-- Task --
Assemble all lines in which the string "that" appears.

-- Supplied information --
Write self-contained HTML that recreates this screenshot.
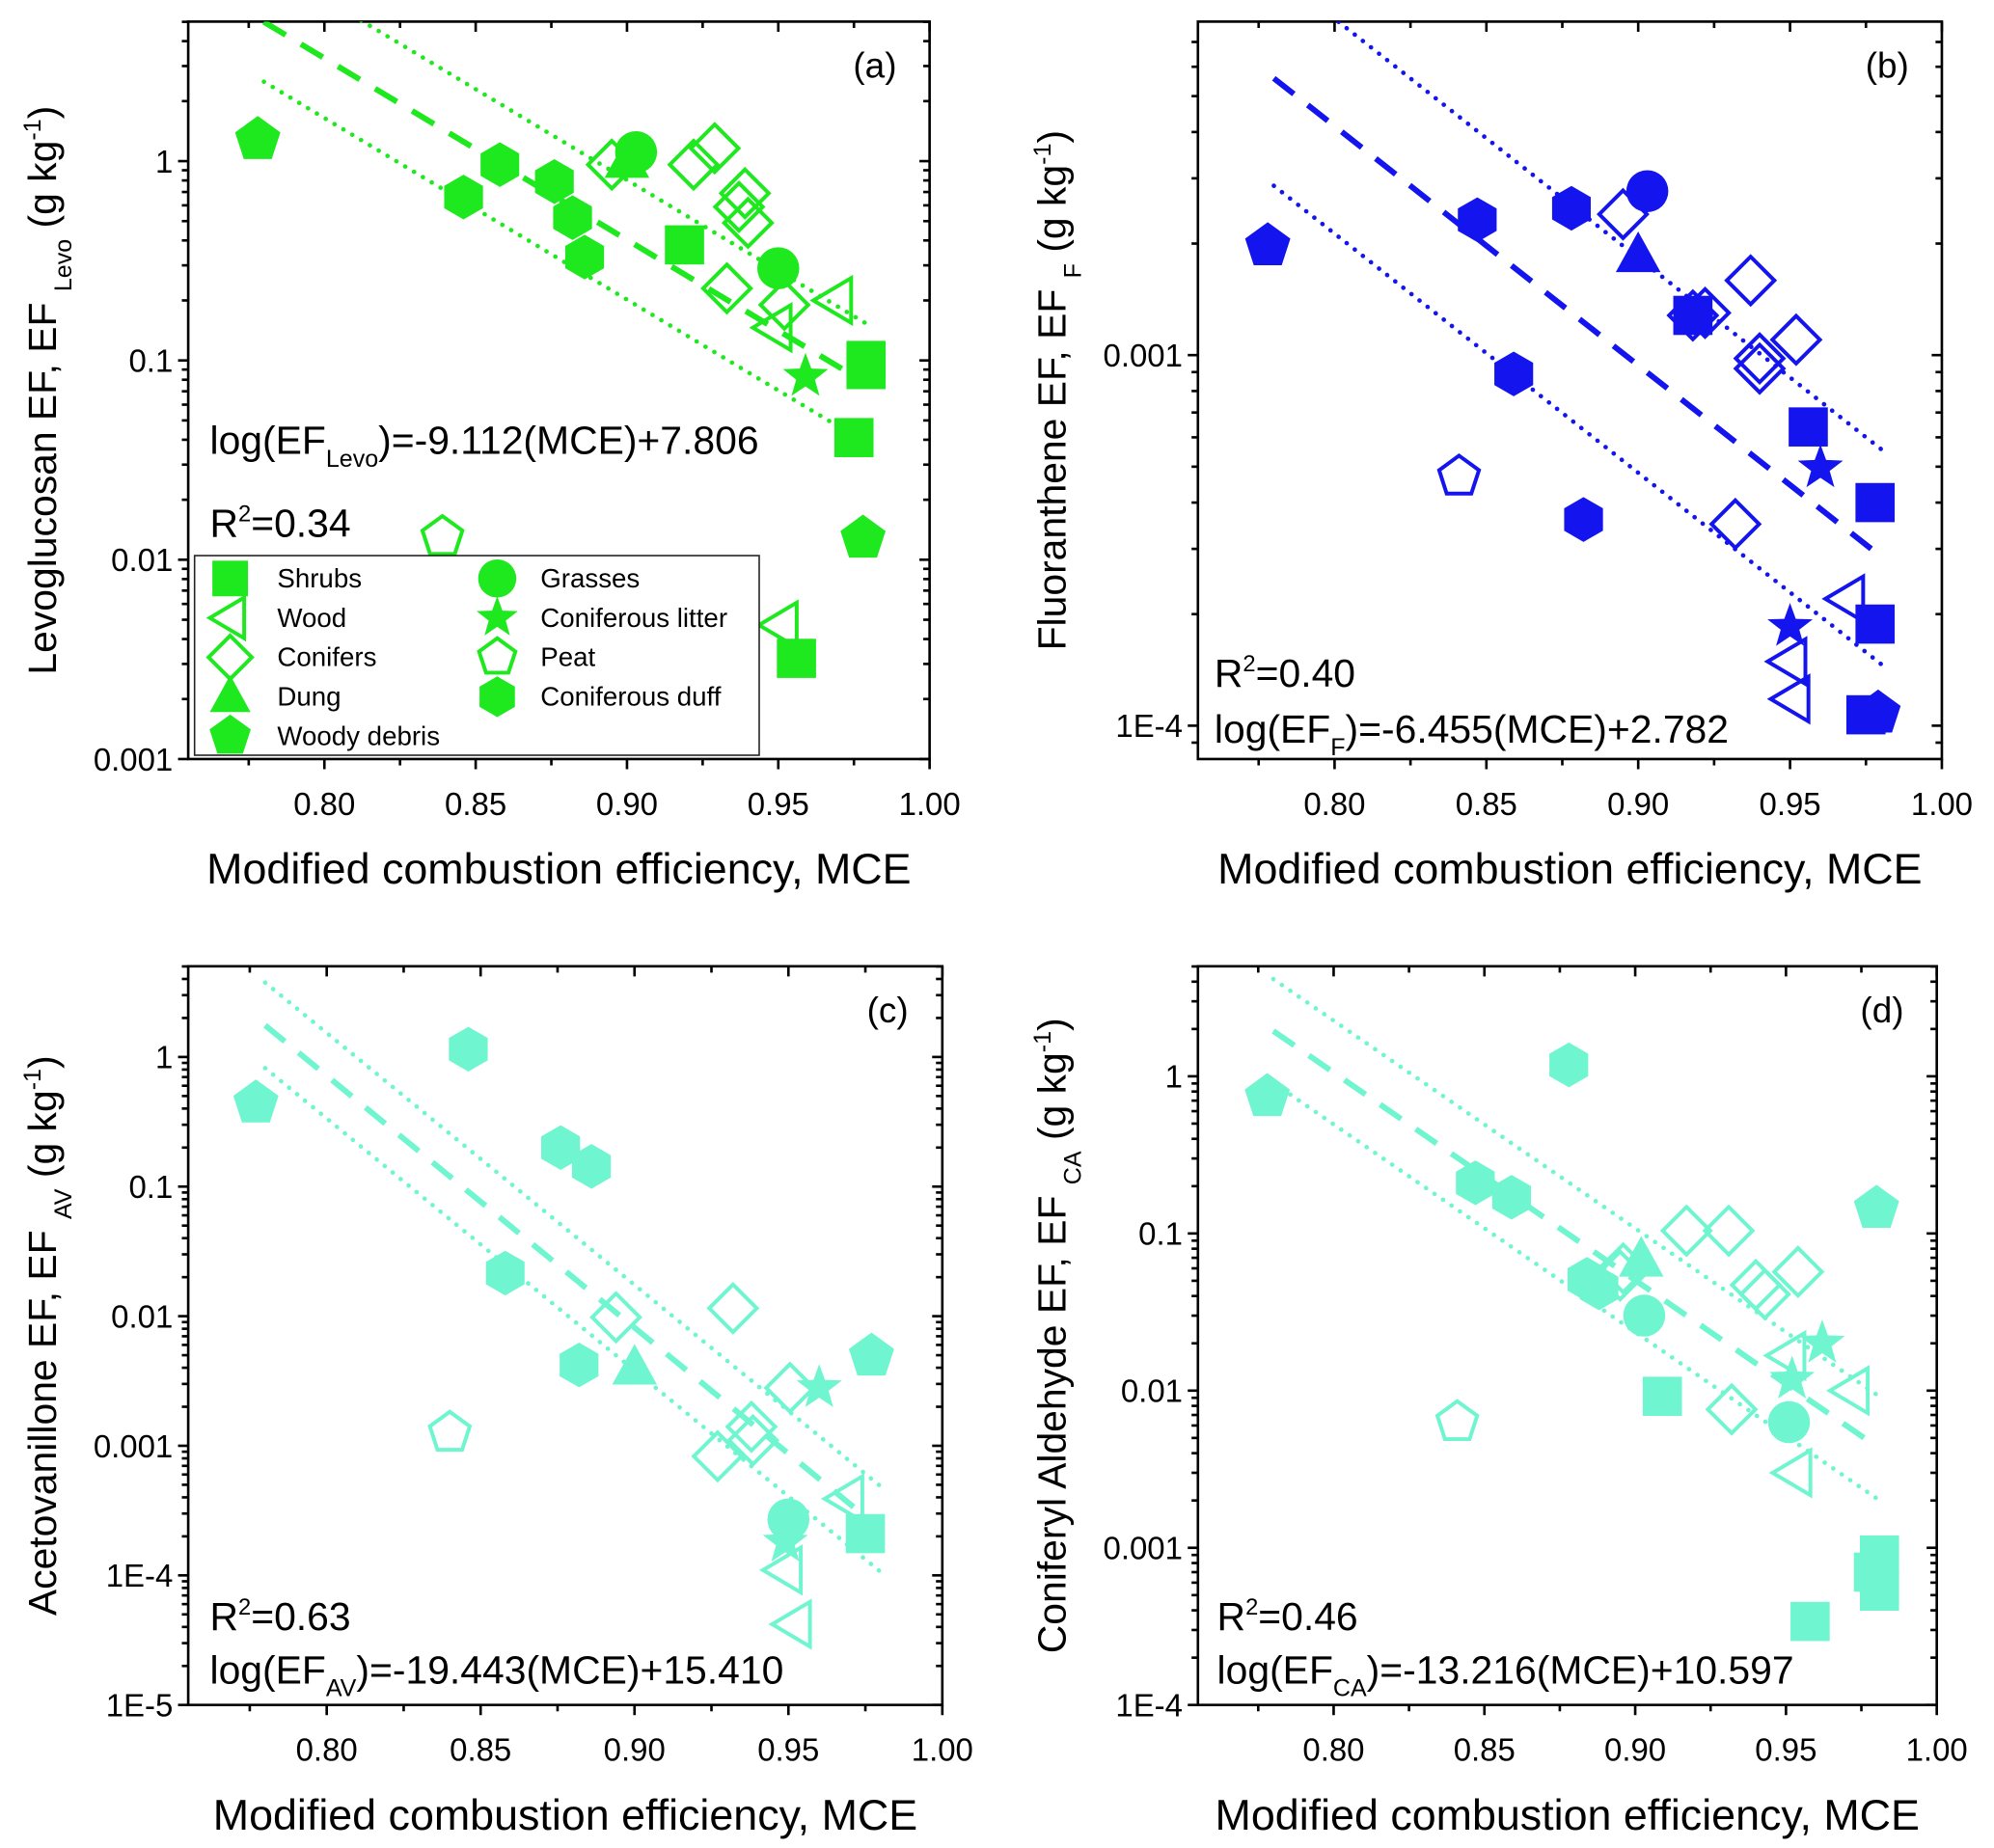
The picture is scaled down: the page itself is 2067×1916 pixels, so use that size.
<!DOCTYPE html>
<html><head><meta charset="utf-8"><title>EF vs MCE</title>
<style>
html,body{margin:0;padding:0;background:#fff;}
svg{display:block;font-family:"Liberation Sans",Arial,sans-serif;}
</style></head>
<body>
<svg id="fig" width="2067" height="1916" viewBox="0 0 1568 1453.5" preserveAspectRatio="none" xmlns="http://www.w3.org/2000/svg"></svg>
<script>
// ---------- Panel (a) Levoglucosan ----------
const aCat = ['WD','PT','WD','CD','CD','CD','CD','CD','GR','GR','DU','CO','CO','CO','CO','CO','CO','CO','CO','SH','SH','SH','SH','SH','WO','WO','WO','CL'];
const aMCE = [0.778,0.839,0.978,0.846,0.858,0.876,0.882,0.886,0.903,0.950,0.900,0.895,0.922,0.929,0.939,0.937,0.940,0.933,0.952,0.919,0.979,0.979,0.975,0.956,0.969,0.949,0.951,0.959];
const aEF  = [1.28,0.013,0.0128,0.66,0.96,0.79,0.52,0.33,1.11,0.29,1.0,0.96,0.96,1.16,0.69,0.59,0.49,0.23,0.19,0.38,0.10,0.09,0.041,0.0032,0.20,0.146,0.0047,0.083];
const aFit = [-9.112, 7.806];
const aBand = [0.30];
// ---------- Panel (b) Fluoranthene ----------
const bCat = ['WD','PT','CD','CD','CD','CD','GR','DU','CO','CO','CO','CO','CO','CO','CO','CO','SH','SH','SH','SH','SH','WO','WO','WO','CL','CL','WD'];
const bMCE = [0.778,0.841,0.847,0.859,0.882,0.878,0.903,0.900,0.895,0.918,0.922,0.937,0.940,0.940,0.952,0.932,0.918,0.956,0.978,0.978,0.975,0.969,0.950,0.951,0.960,0.950,0.979];
const bEF  = [0.00197,0.00047,0.00232,0.00089,0.00036,0.00249,0.00277,0.00186,0.0024,0.00128,0.0013,0.00159,0.00098,0.00092,0.0011,0.00035,0.00128,0.00064,0.0004,0.000188,0.000107,0.00022,0.000149,0.000118,0.000496,0.000185,0.000108];
const bFit = [-6.455, 2.782];
const bBand = [0.29];
// ---------- Panel (c) Acetovanillone ----------
const cCat = ['WD','WD','PT','CD','CD','CD','CD','CD','DU','CO','CO','CO','CO','CO','CO','GR','CL','CL','WO','WO','WO','SH'];
const cMCE = [0.777,0.977,0.840,0.846,0.876,0.886,0.858,0.882,0.900,0.894,0.932,0.927,0.938,0.9385,0.9505,0.950,0.960,0.949,0.949,0.952,0.969,0.975];
const cEF  = [0.44,0.0049,0.00126,1.15,0.20,0.143,0.0215,0.0042,0.0040,0.0098,0.0115,0.00083,0.0014,0.0011,0.0028,0.00027,0.0028,0.00018,0.00011,0.000042,0.00039,0.00021];
const cFit = [-19.443, 15.410];
const cBand = [0.33];
// ---------- Panel (d) Coniferyl aldehyde ----------
const dCat = ['WD','WD','PT','CD','CD','CD','CD','CD','DU','GR','GR','CO','CO','CO','CO','CO','CO','CO','CO','WO','WO','WO','CL','CL','SH','SH','SH','SH','SH'];
const dMCE = [0.778,0.980,0.841,0.878,0.847,0.859,0.884,0.888,0.902,0.903,0.951,0.895,0.917,0.931,0.940,0.943,0.954,0.932,0.896,0.951,0.972,0.953,0.962,0.952,0.909,0.958,0.979,0.981,0.981];
const dEF  = [0.74,0.144,0.0063,1.18,0.21,0.17,0.051,0.045,0.068,0.030,0.0063,0.054,0.104,0.104,0.047,0.041,0.057,0.0076,0.06,0.0167,0.010,0.0030,0.020,0.0118,0.0092,0.00034,0.00070,0.00090,0.00053];
const dFit = [-13.216, 10.597];
const dBand = [0.33];

const xTicks = [0.80,0.85,0.90,0.95,1.00];
const xTickLabels = ['0.80','0.85','0.90','0.95','1.00'];
const legendCats = ['SH','GR','WO','CL','CO','PT','DU','CD','WD'];
const legendNames = ['Shrubs','Grasses','Wood','Coniferous litter','Conifers','Peat','Dung','Coniferous duff','Woody debris'];

const NS='http://www.w3.org/2000/svg';
const svg=document.getElementById('fig');
function el(tag,attrs,parent){const e=document.createElementNS(NS,tag);for(const k in attrs)e.setAttribute(k,attrs[k]);(parent||svg).appendChild(e);return e;}

function marker(g,cat,cx,cy,col,k){
  k=k||1.1;let e;
  const poly=(pts,fill)=>el('polygon',{points:pts.map(p=>p[0].toFixed(1)+','+p[1].toFixed(1)).join(' '),fill:fill?col:'none',stroke:col,'stroke-width':fill?0:3},g);
  const reg=(n,r,rot)=>{const p=[];for(let i=0;i<n;i++){const a=rot+i*2*Math.PI/n;p.push([cx+r*k*Math.cos(a),cy+r*k*Math.sin(a)]);}return p;};
  if(cat==='SH') e=el('rect',{x:cx-14*k,y:cy-14*k,width:28*k,height:28*k,fill:col},g);
  else if(cat==='GR') e=el('circle',{cx:cx,cy:cy,r:15*k,fill:col},g);
  else if(cat==='DU') e=poly([[cx,cy-17*k],[cx+16*k,cy+12*k],[cx-16*k,cy+12*k]],true);
  else if(cat==='CO') e=poly([[cx,cy-17*k],[cx+17*k,cy],[cx,cy+17*k],[cx-17*k,cy]],false);
  else if(cat==='WO') e=poly([[cx-16*k,cy],[cx+11*k,cy-16*k],[cx+11*k,cy+16*k]],false);
  else if(cat==='WD') e=poly(reg(5,17,-Math.PI/2),true);
  else if(cat==='PT') e=poly(reg(5,15,-Math.PI/2),false);
  else if(cat==='CD') e=poly(reg(6,16,-Math.PI/2),true);
  else if(cat==='CL'){const p=[];for(let i=0;i<10;i++){const r=(i%2?7:17)*k;const a=-Math.PI/2+i*Math.PI/5;p.push([cx+r*Math.cos(a),cy+r*Math.sin(a)]);}e=poly(p,true);}
  return e;
}

const panels=[
 {id:'a',L:148,R:731,T:17,B:597,ymin:-3,ymax:0.70,cat:aCat,x:aMCE,y:aEF,fit:aFit,band:aBand,col:'#1ee81e',
  yLabels:[[-3,'0.001'],[-2,'0.01'],[-1,'0.1'],[0,'1']],ytitle:['Levoglucosan EF, EF','Levo'],sub:'Levo',eq:[165,357],r2:[165,422],legend:true},
 {id:'b',L:942,R:1527,T:17,B:597,ymin:-4.09,ymax:-2.10,cat:bCat,x:bMCE,y:bEF,fit:bFit,band:bBand,col:'#1414ee',
  yLabels:[[-4,'1E-4'],[-3,'0.001']],ytitle:['Fluoranthene EF, EF','F'],sub:'F',eq:[955,584],r2:[955,540]},
 {id:'c',L:148,R:741,T:760,B:1341,ymin:-5,ymax:0.70,cat:cCat,x:cMCE,y:cEF,fit:cFit,band:cBand,col:'#6ff5cf',
  yLabels:[[-5,'1E-5'],[-4,'1E-4'],[-3,'0.001'],[-2,'0.01'],[-1,'0.1'],[0,'1']],ytitle:['Acetovanillone EF, EF','AV'],sub:'AV',eq:[165,1324],r2:[165,1282]},
 {id:'d',L:942,R:1523,T:760,B:1341,ymin:-4,ymax:0.70,cat:dCat,x:dMCE,y:dEF,fit:dFit,band:dBand,col:'#6ff5cf',
  yLabels:[[-4,'1E-4'],[-3,'0.001'],[-2,'0.01'],[-1,'0.1'],[0,'1']],ytitle:['Coniferyl Aldehyde EF, EF','CA'],sub:'CA',eq:[957,1324],r2:[957,1282]}
];
const XMIN=0.755,XMAX=1.0;

panels.forEach(P=>{
  const g=el('g',{});
  
  
  const sx=v=>P.L+(v-XMIN)/(XMAX-XMIN)*(P.R-P.L);
  const sy=v=>P.B-(Math.log10(v)-P.ymin)/(P.ymax-P.ymin)*(P.B-P.T);
  const syl=l=>P.B-(l-P.ymin)/(P.ymax-P.ymin)*(P.B-P.T);
  const cp=el('clipPath',{id:'clip'+P.id},g);
  el('rect',{x:P.L,y:P.T,width:P.R-P.L,height:P.B-P.T},cp);
  const fr=el('rect',{x:P.L,y:P.T,width:P.R-P.L,height:P.B-P.T,fill:'none',stroke:'#000','stroke-width':2},g);
  
  
  for(let v=0.775;v<=1.0001;v+=0.025){
    const X=sx(v);const major=Math.abs(Math.round(v*20)-v*20)<1e-6;const len=major?8:5;
    el('line',{x1:X,y1:P.B,x2:X,y2:P.B+len,stroke:'#000','stroke-width':2},g);
    el('line',{x1:X,y1:P.T,x2:X,y2:P.T+len,stroke:'#000','stroke-width':2},g);
  }
  xTicks.forEach((v,i)=>{
    const t=el('text',{x:sx(v),y:P.B+44,'font-size':25,'text-anchor':'middle',fill:'#000'},g);
    t.textContent=xTickLabels[i];
    
    
  });
  for(let d=Math.floor(P.ymin);d<=Math.ceil(P.ymax);d++){
    for(let m=1;m<10;m++){
      const l=d+Math.log10(m);if(l<P.ymin-1e-6||l>P.ymax+1e-6)continue;
      const Y=syl(l);const len=m===1?8:5;
      el('line',{x1:P.L-len,y1:Y,x2:P.L,y2:Y,stroke:'#000','stroke-width':2},g);
      el('line',{x1:P.R-len,y1:Y,x2:P.R,y2:Y,stroke:'#000','stroke-width':2},g);
    }
  }
  P.yLabels.forEach(([l,s])=>{
    const t=el('text',{x:P.L-12,y:syl(l)+9,'font-size':25,'text-anchor':'end',fill:'#000'},g);
    t.textContent=s;
    
    
  });
  const xt=el('text',{x:(P.L+P.R)/2,y:P.B+98,'font-size':34,'text-anchor':'middle',fill:'#000'},g);
  xt.textContent='Modified combustion efficiency, MCE';
  
  
  const cyT=(P.T+P.B)/2;
  const yt=el('text',{x:0,y:0,'font-size':31,'text-anchor':'middle',fill:'#000',transform:`translate(${P.L-104},${cyT}) rotate(-90)`},g);
  
  
  const t1=el('tspan',{},yt);t1.textContent=P.ytitle[0]+' ';
  const t2=el('tspan',{'font-size':19,dy:12},yt);t2.textContent=P.ytitle[1];
  const t3=el('tspan',{dy:-12},yt);t3.textContent=' (g kg';
  const t4=el('tspan',{'font-size':19,dy:-12},yt);t4.textContent='-1';
  const t5=el('tspan',{dy:12},yt);t5.textContent=')';
  const pl=el('text',{x:P.R-43,y:P.T+44,'font-size':28,'text-anchor':'middle',fill:'#000'},g);
  pl.textContent='('+P.id+')';
  
  
  const lg=el('g',{'clip-path':`url(#clip${P.id})`},g);
  const x0=0.78,x1=0.98;
  const fy=x=>P.fit[0]*x+P.fit[1];
  const fl=el('line',{x1:sx(x0),y1:syl(fy(x0)),x2:sx(x1),y2:syl(fy(x1)),stroke:P.col,'stroke-width':4.5,'stroke-dasharray':'20 14','stroke-linecap':'butt'},lg);
  
  
  [P.band[0],-P.band[0]].forEach(off=>{
    const bl=el('line',{x1:sx(x0),y1:syl(fy(x0)+off),x2:sx(x1),y2:syl(fy(x1)+off),stroke:P.col,'stroke-width':3.5,'stroke-dasharray':'0.1 8','stroke-linecap':'round'},lg);
    
    
  });
  P.cat.forEach((c,i)=>{
    const m=marker(g,c,sx(P.x[i]),sy(P.y[i]),P.col);
    
    
  });
  const eq=el('text',{x:P.eq[0],y:P.eq[1],'font-size':31,fill:'#000'},g);
  
  
  const e1=el('tspan',{},eq);e1.textContent='log(EF';
  const e2=el('tspan',{'font-size':19,dy:10},eq);e2.textContent=P.sub;
  const e3=el('tspan',{dy:-10},eq);e3.textContent=')='+(P.fit[0].toFixed(3))+'(MCE)+'+P.fit[1].toFixed(3);
  const r2=el('text',{x:P.r2[0],y:P.r2[1],'font-size':31,fill:'#000'},g);
  
  
  const rr={a:'0.34',b:'0.40',c:'0.63',d:'0.46'}[P.id];
  const r1=el('tspan',{},r2);r1.textContent='R';
  const rs=el('tspan',{'font-size':18,dy:-12},r2);rs.textContent='2';
  const r3=el('tspan',{dy:12},r2);r3.textContent='='+rr;
  if(P.legend){
    const lgd=el('g',{},g);
    
    
    el('rect',{x:153,y:437,width:444,height:157,fill:'#fff',stroke:'#222','stroke-width':1.2},lgd);
    legendCats.forEach((c,i)=>{
      const col=i%2, row=Math.floor(i/2);
      const mx=col?391:181, my=455+row*31;
      const m=marker(lgd,c,mx,my,P.col,1);
      
      
      const t=el('text',{x:col?425:218,y:my+7,'font-size':21,fill:'#000'},lgd);
      t.textContent=legendNames[i];
      
      
    });
  }
});
</script>
</body></html>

-- Exercise response --
Write self-contained HTML that recreates this screenshot.
The picture is scaled down: the page itself is 2067×1916 pixels, so use that size.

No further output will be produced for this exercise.